Last time, we talked about tradeoffs. Tradeoffs are inevitable, and unavoidable. We are constantly making decisions that pit some good things against others. We want to spend time with our families: a good thing. We also want to earn a living, so we can support our families. Also a good thing. We often face decisions where we must trade off two good things.
Or, we may have to decide about risks. There is a risk of getting into a car accident, every time I get into a car. There is some risk of catching an illness from another person. Yet we drive our cars and come into contact with strangers every day. We consider those risks acceptable, all things considered, under most circumstances.
But I cannot leave you with the impression that there are always tradeoffs. There is such a thing as a moral absolute. Some moral norms have no exceptions, no tradeoffs. Take the commandment, “Thou Shalt Not Kill.”
“Thou shalt not kill” does not mean you cannot step on a bug. Nor does it mean that you cannot defend yourself from a person who poses an immediate mortal danger to you. The prohibition “Thou shalt not kill” prohibits the deliberate taking of an innocent human life. Understood in that way, the commandment is an absolute moral norm. No excuses. No exceptions.
So here is what seems to have happened to us, as a culture. We have people with enormous amounts of power and influence who have stood things on their heads. We hear Andrew Cuomo telling pro-life supporters they have no place in New York. We see the state of New York light up the One World Trade Center to celebrate the extension of legal permission to kill preborn persons, the most innocent imaginable, right up until the moment of birth.

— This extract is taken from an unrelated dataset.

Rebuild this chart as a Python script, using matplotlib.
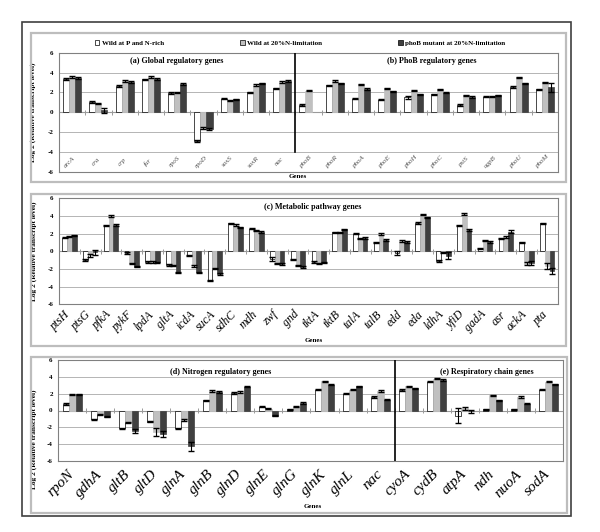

Yet in the effort to stem the spread of a virus, health officials are targeting activities with a relatively modest probability of harming anyone. Gatherings for worship. Going to the beach. And the government is willing to use its police powers to shut down synagogues, fine people, arrest them and even jail them.
Overall, we have absolutized things that should be relative: namely imposing risks on yourself or others. And we have relativized things that should be absolute, like no killing innocent people.

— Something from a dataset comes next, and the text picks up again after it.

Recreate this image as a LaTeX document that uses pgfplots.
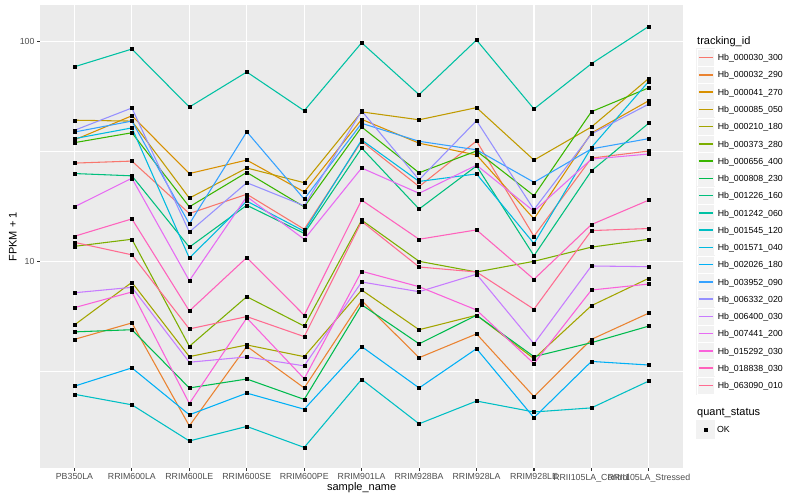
\documentclass[border=0pt]{standalone}
\usepackage{fontspec}
\setmainfont{Liberation Sans}
\usepackage{pgfplots}
\pgfplotsset{compat=1.18}
\usepackage{pgfplotstable}

\definecolor{c1}{HTML}{F8766D}
\definecolor{c2}{HTML}{EA8331}
\definecolor{c3}{HTML}{D89000}
\definecolor{c4}{HTML}{C09B00}
\definecolor{c5}{HTML}{A3A500}
\definecolor{c6}{HTML}{7CAE00}
\definecolor{c7}{HTML}{39B600}
\definecolor{c8}{HTML}{00BB4E}
\definecolor{c9}{HTML}{00BF7D}
\definecolor{c10}{HTML}{00C1A3}
\definecolor{c11}{HTML}{00BFC4}
\definecolor{c12}{HTML}{00BAE0}
\definecolor{c13}{HTML}{00B0F6}
\definecolor{c14}{HTML}{35A2FF}
\definecolor{c15}{HTML}{9590FF}
\definecolor{c16}{HTML}{C77CFF}
\definecolor{c17}{HTML}{E76BF3}
\definecolor{c18}{HTML}{FA62DB}
\definecolor{c19}{HTML}{FF62BC}
\definecolor{c20}{HTML}{FF6C91}
\definecolor{panelgrey}{HTML}{EBEBEB}
\definecolor{keygrey}{HTML}{F2F2F2}
\definecolor{grey30}{HTML}{4D4D4D}
\definecolor{grey20}{HTML}{333333}

% x: 0 PB350LA ... 10 RRII105LA_Stressed
\pgfplotstableread{
x  s1   s2   s3   s4   s5   s6   s7   s8   s9   s10   s11  s12   s13  s14  s15  s16  s17  s18  s19  s20
0  28.0 4.41 35.7 43.9 5.13 11.7 34.7 4.77 25.1 76.9  2.48 36.2  2.70 38.8 39.5 7.19 17.7 6.15 13.0 12.2
1  28.6 5.24 46.0 43.5 8.02 12.6 38.5 4.88 24.5 92.6  2.22 40.5  3.27 43.5 49.9 7.61 23.9 7.25 15.6 10.7
2  16.5 1.78 25.1 19.4 3.68 4.10 17.7 2.65 11.6 50.4  1.52 10.35 2.00 14.8 13.6 3.47 8.16 2.25 5.94 4.92
3  20.2 4.10 28.9 26.6 4.16 6.90 25.4 2.91 18.0 72.8  1.77 18.8  2.51 38.9 22.8 3.67 19.7 5.52 10.4 5.60
4  14.0 2.65 20.7 22.8 3.68 5.07 17.7 2.35 13.4 48.5  1.42 13.7  2.12 19.2 17.9 3.34 12.6 2.92 5.68 4.54
5  35.2 6.62 44.3 47.9 7.40 15.4 40.9 6.34 32.8 98.9  2.90 35.7  4.09 42.5 48.4 8.05 26.6 9.01 19.0 15.2
6  21.9 3.64 34.5 44.1 4.88 10.0 25.3 4.21 17.3 57.4  1.82 23.1  2.65 35.2 23.5 7.27 20.4 7.66 12.6 9.42
7  35.3 4.67 30.5 50.1 5.68 8.94 31.8 5.68 27.2 101.8 2.31 25.0  4.00 32.2 43.7 8.73 27.4 6.00 13.9 8.94
8  13.0 2.42 15.6 28.9 3.60 10.0 19.9 3.68 10.6 49.4  2.06 12.05 1.94 22.9 17.2 4.21 16.9 3.42 8.28 6.05
9  29.5 4.41 38.4 40.9 6.28 11.6 48.0 4.26 25.8 79.4  2.15 33.0  3.50 32.5 38.0 9.52 29.2 7.40 14.7 13.8
10 31.8 5.81 53.9 68.1 8.37 12.6 61.7 5.07 42.6 117.5 2.85 66.0  3.37 36.2 52.0 9.45 30.8 7.88 19.0 14.1
}\data

\newcommand{\smallfont}{\fontsize{8.8bp}{10bp}\selectfont}
\newcommand{\titlefont}{\fontsize{11bp}{13bp}\selectfont}

\begin{document}
\begin{tikzpicture}
\useasboundingbox (-40bp,-31.7bp) rectangle (760bp,468.3bp);
\begin{axis}[
  scale only axis, width=643.3bp, height=463bp,
  at={(0,0)}, anchor=south west,
  xmin=-0.6, xmax=10.6,
  ymode=log, ymin=1.141, ymax=146.5,
  clip mode=individual,
  axis background/.style={fill=panelgrey},
  axis line style={draw=none},
  xtick={0,1,2,3,4,5,6,7,8,9,10},
  xticklabels={PB350LA,RRIM600LA,RRIM600LE,RRIM600SE,RRIM600PE,RRIM901LA,RRIM928BA,RRIM928LA,RRIM928LE,RRII105LA\_Control,RRII105LA\_Stressed},
  ytick={10,100}, yticklabels={10,100},
  minor ytick={3.1623,31.623},
  grid=both,
  major grid style={white, line width=1.07bp},
  minor grid style={white, line width=0.53bp},
  tick pos=left, tick align=outside,
  major tick length=2.75bp, minor tick length=0bp,
  tick style={color=grey20, line width=1.07bp},
  minor tick style={draw=none},
  xticklabel style={font=\smallfont, text=grey30, inner sep=0pt, anchor=north, yshift=-2.5bp},
  yticklabel style={font=\smallfont, text=grey30, inner sep=0pt, anchor=east, xshift=-2.6bp},
  xlabel={sample\_name}, ylabel={FPKM + 1},
  every axis x label/.style={at={(axis description cs:0.5,-0.0469)}, anchor=base, font=\titlefont},
  every axis y label/.style={at={(axis description cs:-0.0365,0.5)}, rotate=90, anchor=base, font=\titlefont},
  legend style={at={(axis description cs:1.0205,0.8970)}, anchor=north west,
    draw=none, fill=none, inner sep=0pt, outer sep=0pt, row sep=8.19bp, column sep=0pt,
    nodes={inner sep=0pt, outer sep=0pt, text height=7.2bp, text depth=0.8bp, text=black, font=\smallfont},
    cells={anchor=west}},
  legend image code/.code={
    \fill[keygrey, overlay] (0bp,-8.64bp) rectangle (17.28bp,8.64bp);
    \draw[white, line width=0.5bp, overlay] (0bp,-8.64bp) rectangle (17.28bp,8.64bp);
    \draw[#1, line width=1.6bp] (1.73bp,0bp) -- (15.55bp,0bp);
    \path (0bp,-4bp) (20.2bp,4bp);
  },
]
\pgfplotsinvokeforeach{1,...,20}{
  \addplot[color=c#1, line width=1.07bp, mark=none] table[x=x, y=s#1] {\data};
}
\pgfplotsinvokeforeach{1,...,20}{
  \addplot[only marks, mark=square*, mark size=1.5bp, black, forget plot] table[x=x, y=s#1] {\data};
}
\legend{Hb\_000030\_300,Hb\_000032\_290,Hb\_000041\_270,Hb\_000085\_050,Hb\_000210\_180,Hb\_000373\_280,Hb\_000656\_400,Hb\_000808\_230,Hb\_001226\_160,Hb\_001242\_060,Hb\_001545\_120,Hb\_001571\_040,Hb\_002026\_180,Hb\_003952\_090,Hb\_006332\_020,Hb\_006400\_030,Hb\_007441\_200,Hb\_015292\_030,Hb\_018838\_030,Hb\_063090\_010}
\node[anchor=base west, font=\titlefont, inner sep=0pt] at (axis description cs:1.0213,0.9158) {tracking\_id};
\node[anchor=base west, font=\titlefont, inner sep=0pt] at (axis description cs:1.0213,0.1136) {quant\_status};
\end{axis}
\begin{axis}[
  scale only axis, width=643.3bp, height=463bp,
  at={(0,0)}, anchor=south west,
  hide axis, xmin=0, xmax=1, ymin=0, ymax=1,
  legend style={at={(axis description cs:1.0205,0.0935)}, anchor=north west,
    draw=none, fill=none, inner sep=0pt, outer sep=0pt, row sep=0pt, column sep=0pt,
    nodes={inner sep=0pt, outer sep=0pt, text height=7.2bp, text depth=0.8bp, text=black, font=\smallfont},
    cells={anchor=west}},
  legend image code/.code={
    \fill[keygrey, overlay] (0bp,-8.64bp) rectangle (17.28bp,8.64bp);
    \fill[black] (7.14bp,-1.5bp) rectangle (10.14bp,1.5bp);
    \path (0bp,-4bp) (20.2bp,4bp);
  },
]
\addlegendimage{black}
\addlegendentry{OK}
\end{axis}
\end{tikzpicture}
\end{document}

So while there certainly are tradeoffs in many situations, there are also some things that are always and everywhere morally forbidden.
And honestly, those constraints are not nearly such a burden. I mean, most people can go through their entire lives and never deliberately take the life of an innocent person. Normal people never deliberately withhold information that protects felons. Most people go their entire lives without ever sexually assaulting a child. Normal people never perjure themselves in a court of law.